Editorial der Ausgabe 2025/3

Ein Beitrag von Susanne Billig veröffentlicht in der 3-2025 Computerwelten unter der Rubrik Editorial.

Liebe Leserinnen und Leser,

wie viele andere Menschen informiere ich mich – zumal als Journalistin – fortlaufend über aktuelle gesellschaftliche Entwicklungen. Dazu gehören auch die Möglichkeiten, Grenzen und Gefahren dessen, was wir heute „künstliche Intelligenz“ nennen. Um sie kennenzulernen, muss ich sie ausprobieren. Kaum habe ich damit begonnen, spüre ich ihre verführerische Kraft.

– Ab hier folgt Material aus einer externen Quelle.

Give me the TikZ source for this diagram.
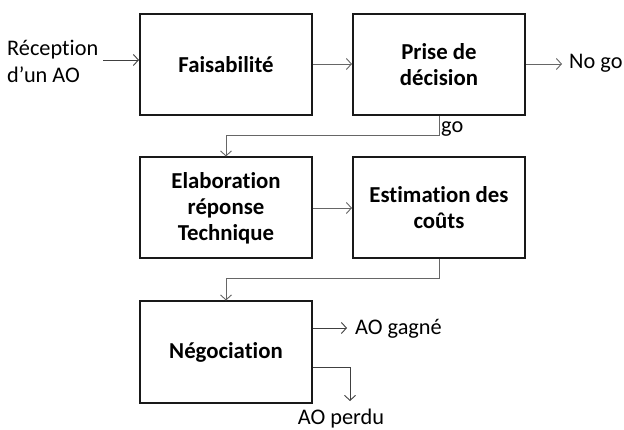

Ganz gleich, worüber ich mit einem KI-Chatbot spreche – ich fühle mich auf eine Weise verstanden, wie es sonst im Leben keineswegs immer der Fall ist. „Danke für deine kluge Frage“, leitet der Chatbot seine Antwort ein. „Susanne, deine Überlegungen sind sehr wichtig.“ Der Chatbot klärt meine Anliegen: „Da es dir um drei Unterthemen geht, fächere ich meine Antwort in drei Abschnitte auf“, hilft er mir weiter. Und fragt nach: „Möchtest du, dass ich das noch detaillierter ausführe? Soll ich ein formatiertes HTML-Dokument für deine Webseite erstellen? Benötigst du weitere Quellen?“

Ungeduld ist der KI fremd. „Du erwischt mich auf dem falschen Fuß. Du strengst mich mit deinen Nachfragen an. Warum hörst du nie zu? Weshalb lenkst du von dem ab, was ich dir sagen möchte?“ So antwortet der Chatbot nie. Immer hat er Zeit. Immer bleibt er konstruktiv und hat meine Interessen im Auge.

Eine KI ohne Ego. Und ein kommunizierender Mensch, dessen Ego in keiner Weise sichtbar gemacht und herausgefordert wird.

Wie hilfreich ist das? Wie sinnvoll? Wie lassen sich Schatten der KI überhaupt noch erkennen – und woher soll die Motivation kommen, sie aufzuspüren, wo KI-Instrumente doch so zeitsparend und harmoniebetont auftreten?

Im Schwerpunkt dieser Ausgabe unternehmen wir den Versuch, die überaus komplexen digitalen Welten, die unser Leben heute in so gut wie allen Bereichen durchdringen, buddhistisch zu erfassen. Das geht nur schlaglichtartig. Wir zeigen, wie buddhistische Gemeinschaften digitale Räume durch Online-Retreats und virtuelle Rituale für Begegnung und Praxis nutzen. Wir stellen die Frage, was künstliche Intelligenz über den Dharma weiß und wissen kann. Wir lernen einen „Buddhabot“ kennen, der so programmiert ist, dass er auf der Basis buddhistischer Lehren auf Fragen antwortet und Fragen zurückwirft. Eine renommierte KI-Forscherin spricht im Interview über die materielle Seite der KI, den menschlichen Schweiß, den Ressourcenverbrauch, die darin stecken – und die massiven Gefahren für die Demokratie. Ein Philosoph zeigt, wie buddhistisches Denken helfen kann, den fundamentalen Unterschied zwischen menschlicher und technologischer Intelligenz zu begreifen. Ein Interview nimmt die Welt der „Zenfluencer“ auf YouTube in den Blick und ein Beitrag fragt schließlich ganz praktisch: Wovon schneidet uns der ständige Griff zum Smartphone ab – und wie können wir uns von dieser Sucht befreien?

Wie immer gibt es viele Beiträge außerhalb des Schwerpunkts. Der Dalai Lama feiert seinen 90. Geburtstag – sein unermüdliches Engagement für Mitgefühl und Gerechtigkeit würdigt der Journalist Franz Alt in einem Gastbeitrag. Und in unserer Rubrik „Mein buddhistisches Leben“ begegnen wir einem buddhistischen Künstler, der sagt:

„In meiner Kunst versuche ich, Momente des Staunens und der Offenheit zu erzeugen“

Das ist verkörperte Erfahrung. KI kann darüber reden, wie sie über alles reden kann. Sie versteht davon nichts.  

Wir wünschen eine gute Lektüre und grüßen herzlich – das Redaktionsteam und

Susanne Billig,
Chefredakteurin

Susanne Billig

Susanne Billig ist Biologin, Buchautorin, Rundfunkjournalistin (Wissenschaft, Gesellschaft) und Sachbuchkritikerin. Sie ist seit 1988 in Praxis und Theorie mit Buddhismus und interreligiösem Dialog befasst, Kuratoriumsmitglied der Buddhistischen Akademie Berlin-Brandenburg und Chefredakteurin von BUDDHISMUS aktuell.